As one of the older guys at the club, I see myself in a position to help guide the younger group whether it be with their football or helping them to become better people. If they see me as a leader that’s great but I just want to help my teammates.

On an individual front, all of your milestone games — your debut, 100th and 150th are all pretty special and they’re days you never forget — but another moment which stands out to me is the first time I played against the Crows.

As soon as the final siren went, I was overcome with emotion. That day felt as if I had left my family and had to go into battle against them. Just shaking the hands and hugging my former teammates was an emotional time for me, probably the most emotional I have been on the footy field.

Moving on from the Crows was a difficult thing to do, but it was the right thing to do for both parties. It was an amazing time that I will always look back on fondly.

In a team sense, when we went on that incredible run in 2014 to make the finals was one of my most treasured memories. That journey to start winning and to keep winning was outstanding. I’ll look back on it and enjoy it.

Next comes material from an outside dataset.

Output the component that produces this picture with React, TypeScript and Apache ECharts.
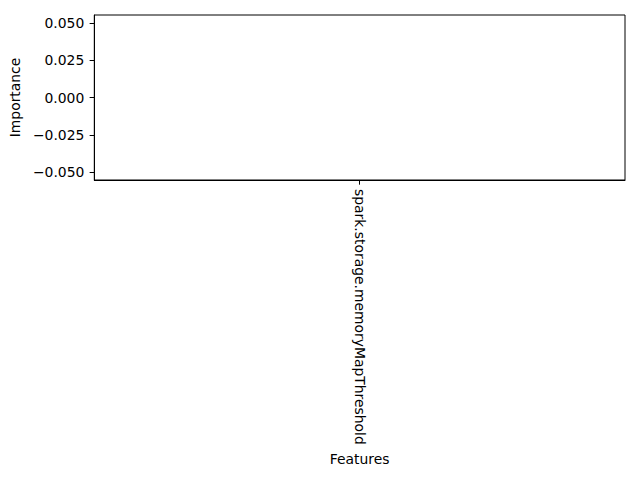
import React, { useEffect, useRef } from "react";
import * as echarts from "echarts";

const categories = ["spark.storage.memoryMapThreshold"];
const importance = [0];
const yTicks = [-0.05, -0.025, 0, 0.025, 0.05];
const yMin = -0.0552;
const yMax = 0.0552;

const FONT = "DejaVu Sans";
const FS = 13.9;

export default function App() {
  const ref = useRef<HTMLDivElement>(null);
  useEffect(() => {
    if (!ref.current) return;
    const chart = echarts.init(ref.current, null, { renderer: "svg" });
    chart.setOption({
      animation: false,
      backgroundColor: "#ffffff",
      grid: {
        left: 87,
        right: 15,
        top: 15,
        bottom: 300,
        show: true,
        borderColor: "#000",
        borderWidth: 1,
        backgroundColor: "transparent",
      },
      xAxis: {
        type: "category",
        data: categories,
        name: "Features",
        nameLocation: "middle",
        nameGap: 272,
        nameTextStyle: { color: "#000", fontFamily: FONT, fontSize: FS },
        axisLine: { show: true, onZero: false, lineStyle: { color: "#000", width: 1 } },
        axisTick: { show: true, alignWithLabel: true, length: 4.67, lineStyle: { color: "#000" } },
        axisLabel: {
          rotate: -90,
          interval: 0,
          margin: 9,
          color: "#000",
          fontFamily: FONT,
          fontSize: FS,
        },
        splitLine: { show: false },
      },
      yAxis: {
        type: "value",
        min: yMin,
        max: yMax,
        name: "Importance",
        nameLocation: "middle",
        nameGap: 66,
        nameRotate: 90,
        nameTextStyle: { color: "#000", fontFamily: FONT, fontSize: FS },
        axisLine: { show: true, lineStyle: { color: "#000", width: 1 } },
        axisTick: {
          show: true,
          length: 4.67,
          lineStyle: { color: "#000" },
          customValues: yTicks,
        },
        axisLabel: {
          color: "#000",
          fontFamily: FONT,
          fontSize: FS,
          margin: 10,
          customValues: yTicks,
          formatter: (v: number) => {
            const s = Math.abs(v).toFixed(3);
            return v < -1e-9 ? "\u2212" + s : s;
          },
        },
        splitLine: { show: false },
      },
      series: [
        {
          type: "bar",
          data: importance,
          barWidth: "80%",
          itemStyle: { color: "#1f77b4" },
        },
      ],
    });
    return () => chart.dispose();
  }, []);
  return (
    <div
      ref={ref}
      style={{ position: "fixed", left: 0, top: 0, width: 640, height: 480 }}
    />
  );
}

The Richmond Football Club has done a lot for me as a person. They have allowed me to be who I am, they embrace and celebrate who we are as individuals and what we value. That culture has helped me strengthen my beliefs and has helped me discover who I really want to be.

Even though I have retired, if I was able to get out on the ground at AFL level before the season ends it would be quite special. But I want to make sure that I earn the opportunity and not just have it handed to me. If I do get there, it means I have done all the hard yards and earned the trust of the coaches.

Once I hang up the boots for good, I definitely want to become a coach in some sort of capacity, so hopefully with the club we can work something out. I’ve worked with the other rucks this year, and I’ve closely watched our coaches to see how they go about things, that has helped me a lot.

But away from the football field, I wouldn’t mind studying teaching part-time. Personally, I feel as if that could help me with my coaching and to also grow as a person.

If I got asked how to put my football journey into a sentence, I honestly wouldn’t know how to answer it.

But one thing I do know is I’m an individual who wasn’t blessed with talent but someone who was always willing to give his all.